Frankly, I don't even know what the hell this is. I couldn't be sad about never eating it again, because I don't remember it even existing the first time around. The commercial kind of faintly jogged my memory, but in that way where you can't remember if you actually have a real memory of it, or just read a really convincing Tumblr post about it. But anyway, the cereal was put back into production in 2013 and you can buy it online, if that is something that you'd like to do!

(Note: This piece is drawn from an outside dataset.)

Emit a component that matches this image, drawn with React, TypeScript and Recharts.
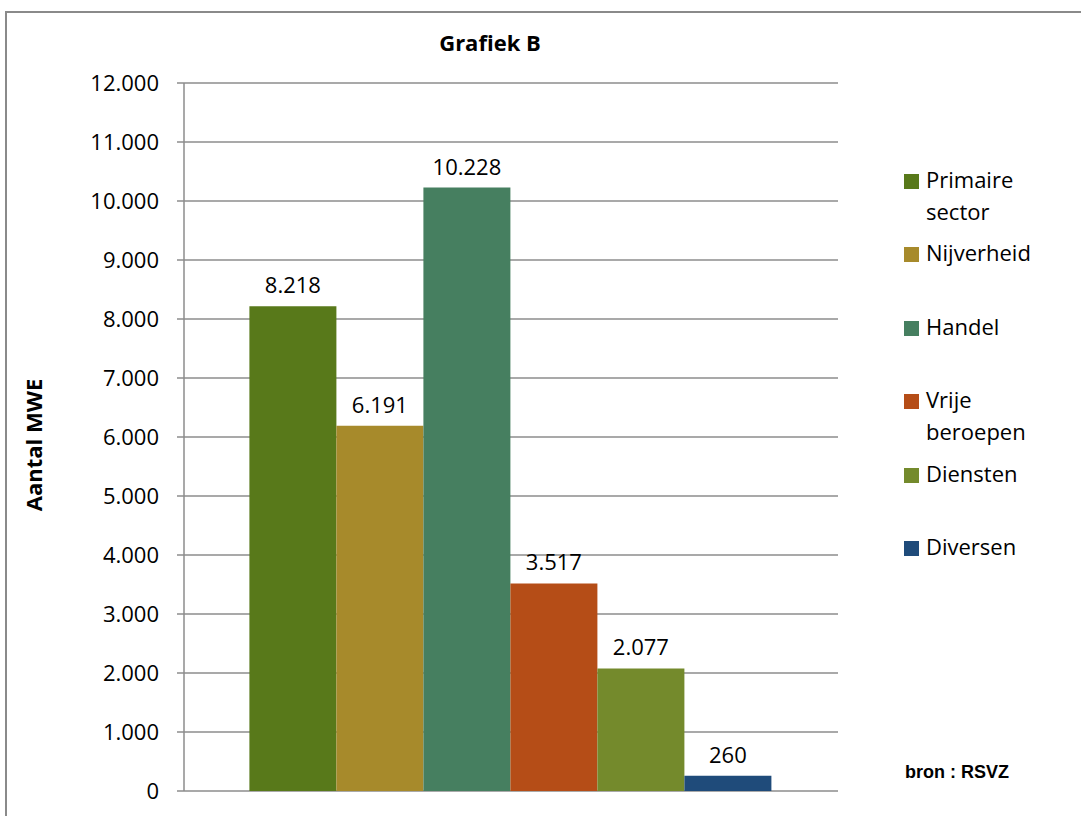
import { BarChart, Bar, XAxis, YAxis, CartesianGrid, LabelList } from "recharts";

// Sectoren en aantallen MWE
const sectors = ["Primaire sector", "Nijverheid", "Handel", "Vrije beroepen", "Diensten", "Diversen"];
const keys = ["primaire", "nijverheid", "handel", "vrije", "diensten", "diversen"];
const values = [8218, 6191, 10228, 3517, 2077, 260];
const colors = ["#58791a", "#a78a2b", "#467f60", "#b54d17", "#748a2c", "#1f4b7a"];
const yTicks = [0, 1000, 2000, 3000, 4000, 5000, 6000, 7000, 8000, 9000, 10000, 11000, 12000];

const row: Record<string, number | string> = { name: "MWE" };
keys.forEach((k, i) => {
  row[k] = values[i];
});
const data = [row];

const FONT = "'Open Sans', 'Noto Sans', sans-serif";
const GRID = "#8c8c8c";

// Nederlandse duizendtallen: 10.228
const fmt = (v: number) => String(v).replace(/\B(?=(\d{3})+(?!\d))/g, ".");

const LegendBox = () => (
  <div
    style={{
      position: "absolute",
      left: 904,
      top: 164,
      fontFamily: FONT,
      fontSize: 22,
      color: "#000",
      zIndex: 5,
    }}
  >
    {sectors.map((s, i) => (
      <div key={s} style={{ display: "flex", height: 73.4, alignItems: "flex-start" }}>
        <div
          style={{
            width: 15,
            height: 15,
            background: colors[i],
            marginTop: 10,
            marginRight: 7,
            flexShrink: 0,
          }}
        />
        <div style={{ width: 135, lineHeight: "32px", marginTop: -1 }}>{s}</div>
      </div>
    ))}
  </div>
);

const App = () => {
  return (
    <div
      style={{
        position: "absolute",
        left: 0,
        top: 0,
        width: 1081,
        height: 816,
        overflow: "hidden",
        background: "#fff",
      }}
    >
      <div style={{ position: "absolute", left: 0, top: 0 }}>
        <BarChart
          width={1081}
          height={816}
          data={data}
          margin={{ top: 83, right: 243, bottom: 25, left: 0 }}
          barCategoryGap="10%"
          barGap={0}
        >
          <CartesianGrid vertical={false} stroke={GRID} strokeWidth={1.5} />
          <XAxis dataKey="name" hide />
          <YAxis
            width={184}
            domain={[0, 12000]}
            ticks={yTicks}
            interval={0}
            tickFormatter={fmt}
            tick={{ fill: "#000", fontSize: 22, fontFamily: FONT }}
            tickSize={7}
            tickMargin={18}
            axisLine={{ stroke: GRID, strokeWidth: 1.5 }}
            tickLine={{ stroke: GRID, strokeWidth: 1.5 }}
            label={{
              value: "Aantal MWE",
              angle: -90,
              position: "insideLeft",
              offset: 34,
              dy: 8,
              style: { fontFamily: FONT, fontWeight: "bold", fontSize: 22, fill: "#000", textAnchor: "middle" },
            }}
          />
          {keys.map((k, i) => (
            <Bar key={k} dataKey={k} name={sectors[i]} fill={colors[i]} isAnimationActive={false}>
              <LabelList
                dataKey={k}
                position="top"
                offset={13}
                formatter={(v: any) => fmt(Number(v))}
                style={{ fill: "#000", fontSize: 22, fontFamily: FONT }}
              />
            </Bar>
          ))}
        </BarChart>
      </div>
      <LegendBox />
      <div
        style={{
          position: "absolute",
          left: 0,
          width: 980,
          top: 27,
          textAlign: "center",
          fontFamily: FONT,
          fontWeight: "bold",
          fontSize: 22,
        }}
      >
        Grafiek B
      </div>
      <div
        style={{
          position: "absolute",
          left: 905,
          top: 762,
          fontFamily: "'Liberation Sans', Arial, sans-serif",
          fontWeight: "bold",
          fontSize: 18,
        }}
      >
        bron : RSVZ
      </div>
      <div style={{ position: "absolute", left: 5, top: 11, width: 2, height: 805, background: "#8a8a8a", zIndex: 10 }} />
      <div style={{ position: "absolute", left: 5, top: 11, width: 1076, height: 2, background: "#8a8a8a", zIndex: 10 }} />
    </div>
  );
};

export default App;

2. FRENCH TOAST CRUNCH CEREAL

While General Mills themselves coyly hinted that this cereal had only been discontinued in the U.S., they never quite confirmed where we could still find this snack food made of weird tiny bread slices, and many assumed the product was dead. It turns out that, once again, the answer lies with our neighbors to the North — French Toast Crunch is still in production in Canada, and the rest of us can buy it on Amazon. Cobie Smulders, universal health care, and discontinued cereals — what miracles can't you create, Canada? But folks who don't feel like handing their dough over to Amazon will be able to buy the cereal at their own grocery store in the U.S. again, too, staring mid-January 2015.

1. CRISPY M & MS

If you've been searching for these since they were discontinued in 2004, it's your funeral, pal — you can buy them online now (they're still produced in Europe), and you can get them in brick-and-mortar stores throughout the U.S. when the candy will be reintroduced to our shores in January 2015.